Purveyor of Tall Tales.

The Paris Incident

At the sister’s recent nuptials The Paris Incident came up again and a number of people asked what happened. As funny as the incident was in retrospect telling the same story numerous times got old kind of quickly so for those who haven’t heard it. Here is the tale in its gory detail.

Note – No pigeons, French or otherwise, were harmed in the course of this post.

Paris was great but not without incident, it’s me after all and so no trip is drama free. We were in Paris for 2 days and so we went to the Eiffel tower on day one via a long walk from near the station down to Notre-dame then along the Seine. Very nice and the weather was beautiful. The queues were long (over an hour) so we just took some photos from the bottom but then we were accosted by beggars where upon, and quite randomly, G’s drink was stolen by a gypsy. I’m not making this up.

The next day we went to the Louvre which was fantastic, I really enjoyed it and we had an amazing meal in the Louvre Grand. We then (having walked to the Louvre via a different route) headed back to the hotel via the Seine intending to have dinner at one of the brasseries on the way.

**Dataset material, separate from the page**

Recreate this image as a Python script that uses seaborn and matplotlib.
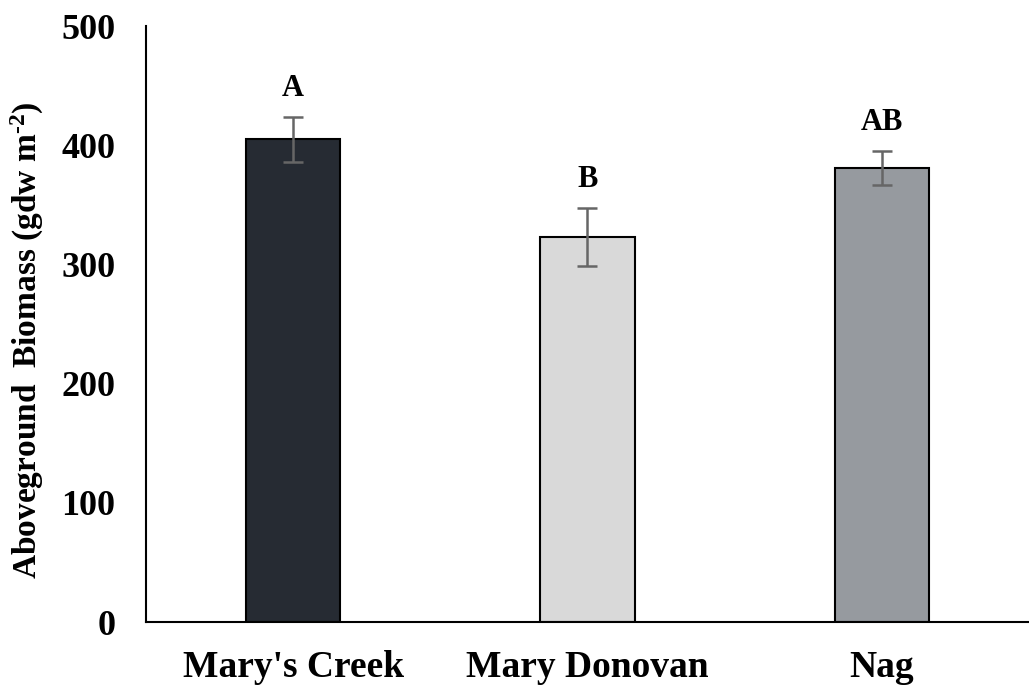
import matplotlib
matplotlib.use("Agg")
import matplotlib.pyplot as plt
import seaborn as sns
import pandas as pd

sites = ["Mary's Creek", "Mary Donovan", "Nag"]
biomass = [405, 323, 381]
erro = [19, 24.5, 14]
letras = ["A", "B", "AB"]
cores = ["#242a35", "#d9d9d9", "#959aa0"]

df = pd.DataFrame({"Site": sites, "Biomass": biomass, "SE": erro})

sns.set_style("white")
plt.rcParams["font.family"] = ["Liberation Serif", "DejaVu Serif"]
plt.rcParams["text.color"] = "black"
plt.rcParams["axes.labelcolor"] = "black"
plt.rcParams["xtick.color"] = "black"
plt.rcParams["ytick.color"] = "black"
plt.rcParams["mathtext.fontset"] = "custom"
plt.rcParams["mathtext.rm"] = "Liberation Serif:bold"
plt.rcParams["mathtext.it"] = "Liberation Serif:bold"
plt.rcParams["mathtext.bf"] = "Liberation Serif:bold"

fig = plt.figure(figsize=(10.29, 6.89), dpi=100)
ax = fig.add_axes([0.1419, 0.0972, 0.858, 0.865])

sns.barplot(data=df, x="Site", y="Biomass", hue="Site", palette=cores, legend=False,
            width=0.32, edgecolor="black", linewidth=1.5, ax=ax)
ax.errorbar(range(len(sites)), df["Biomass"], yerr=df["SE"], fmt="none",
            ecolor="#666666", elinewidth=1.8, capsize=7, capthick=1.8)

for i, (v, e, l) in enumerate(zip(biomass, erro, letras)):
    ax.annotate(l, (i, v + e), xytext=(0, 10), textcoords="offset points",
                ha="center", va="bottom", fontsize=22, fontweight="bold")

ax.set_xlim(-0.5, 2.5)
ax.set_ylim(0, 500)
ax.set_yticks([0, 100, 200, 300, 400, 500])
ax.set_xlabel("")
ax.set_ylabel("Aboveground  Biomass (gdw m$^{\\text{-}2}$)", fontsize=24, fontweight="bold")
ax.yaxis.set_label_coords(-0.113, 0.473)
ax.tick_params(axis="both", length=0, labelsize=26)
ax.tick_params(axis="y", pad=22)
ax.tick_params(axis="x", labelsize=27, pad=20)
for t in ax.get_xticklabels() + ax.get_yticklabels():
    t.set_fontweight("bold")

sns.despine(ax=ax)
ax.spines["left"].set_linewidth(1.5)
ax.spines["bottom"].set_linewidth(1.5)
ax.spines["left"].set_color("black")
ax.spines["bottom"].set_color("black")

fig.savefig("out.png", dpi=100)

Fate it seems had other ideas.

As we crossed the road near Rue St Martins a Pigeon, and there’s no nice way to put this, shat on me, another more accurate way to say it would be to say it shat all over me – on my head, t-shirt, chin, arm – I’m not kidding it was like I was aerially bombarded by every pigeon in Paris.

But wait there’s more…

Having cleaned up utilising the small number of tissues we had and then having to use my T-shirt to finish the job we were still very near the Seine and quite a way from the hotel. I had to walk – topless – through Paris in broad daylight. To make matters worse or in retrospect funnier our hotel was located in the centre of the Parisian gay district, G swears I got “checked out” a couple of times but I suspect she’s just trying to make me feel better.

So that was Paris. I may go back some day. Honest.